* [The request]:
Each line of the material below that holds the word "chart" needs to be copied.

* [Supplied data]:

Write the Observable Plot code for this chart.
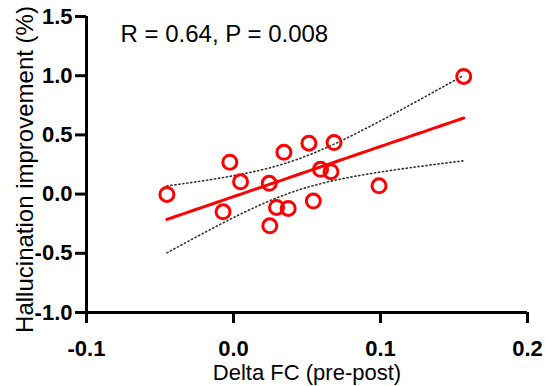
<!DOCTYPE html>
<html><head><meta charset="utf-8">
<script src="https://cdn.jsdelivr.net/npm/d3@7"></script>
<script src="https://cdn.jsdelivr.net/npm/@observablehq/plot@0.6"></script>
<style>body{margin:0;background:#fff;font-family:Arial,"Liberation Sans",sans-serif}</style>
</head><body><div id="chart"></div>
<script>
const deltaFC = [-0.0453, -0.0025, 0.0048, -0.0071, 0.0243, 0.0343, 0.0293, 0.0372, 0.0247, 0.0513, 0.0684, 0.0543, 0.0592, 0.0663, 0.0990, 0.1566];
const improvement = [-0.003, 0.269, 0.104, -0.150, 0.091, 0.353, -0.113, -0.121, -0.268, 0.430, 0.435, -0.059, 0.209, 0.189, 0.070, 0.994];
const xTicks = [-0.1, 0.0, 0.1, 0.2];
const yTicks = [-1.0, -0.5, 0.0, 0.5, 1.0, 1.5];
const statText = "R = 0.64, P = 0.008";
const xLabel = "Delta FC (pre-post)";
const yLabel = "Hallucination improvement (%)";

const pts = deltaFC.map((x, i) => ({x, y: improvement[i]}));
// linear regression + 95% CI of the mean
const n = pts.length;
const mx = d3.mean(pts, d => d.x), my = d3.mean(pts, d => d.y);
const sxx = d3.sum(pts, d => (d.x - mx) ** 2);
const sxy = d3.sum(pts, d => (d.x - mx) * (d.y - my));
const b = sxy / sxx, a = my - b * mx;
const sse = d3.sum(pts, d => (d.y - a - b * d.x) ** 2);
const s = Math.sqrt(sse / (n - 2));
const t = 2.145;
const [x0, x1] = d3.extent(deltaFC);
const grid = d3.range(0, 61).map(i => x0 + (x1 - x0) * i / 60);
const fit = grid.map(x => {
  const yh = a + b * x;
  const se = s * Math.sqrt(1 / n + (x - mx) ** 2 / sxx);
  return {x, y: yh, lo: yh - t * se, hi: yh + t * se};
});

const font = "Arial, 'Liberation Sans', sans-serif";
const chart = Plot.plot({
  width: 545, height: 386,
  marginLeft: 86, marginRight: 18, marginTop: 16, marginBottom: 74,
  style: {fontFamily: font, background: "#fff"},
  x: {domain: [-0.1, 0.2]},
  y: {domain: [-1.0, 1.5]},
  marks: [
    Plot.line(fit, {x: "x", y: "hi", stroke: "#333", strokeWidth: 1.6, strokeDasharray: "1.2,2.8"}),
    Plot.line(fit, {x: "x", y: "lo", stroke: "#333", strokeWidth: 1.6, strokeDasharray: "1.2,2.8"}),
    Plot.line(fit, {x: "x", y: "y", stroke: "#ff0000", strokeWidth: 3}),
    Plot.dot(pts, {x: "x", y: "y", r: 7, stroke: "#ff0000", strokeWidth: 3, fill: "none"}),
    Plot.ruleX([-0.1], {stroke: "#000", strokeWidth: 3}),
    Plot.ruleY([-1.0], {stroke: "#000", strokeWidth: 3}),
    Plot.axisX({ticks: xTicks, tickSize: 11, tickPadding: 17, strokeWidth: 3, stroke: "#000",
      tickFormat: d => d.toFixed(1), fontSize: 22, fontWeight: "bold", fill: "#000", label: null}),
    Plot.axisY({ticks: yTicks, tickSize: 11, tickPadding: 3, strokeWidth: 3, stroke: "#000",
      tickFormat: d => d.toFixed(1), fontSize: 22, fontWeight: "bold", fill: "#000", label: null}),
    Plot.text([xLabel], {frameAnchor: "bottom", dy: 67, fontSize: 22, fill: "#000", textAnchor: "middle", lineAnchor: "bottom"}),
    Plot.text([yLabel], {frameAnchor: "left", dx: -54, dy: 5, rotate: -90, fontSize: 24, fill: "#000", textAnchor: "middle", lineAnchor: "bottom"}),
    Plot.text([statText], {frameAnchor: "top-left", dx: 34, dy: 25, textAnchor: "start", lineAnchor: "bottom", fontSize: 24, fill: "#000"})
  ]
});
document.getElementById("chart").appendChild(chart);
</script></body></html>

* [Response to the exercise]:
Write the Observable Plot code for this chart.
</head><body><div id="chart"></div>
const chart = Plot.plot({
document.getElementById("chart").appendChild(chart);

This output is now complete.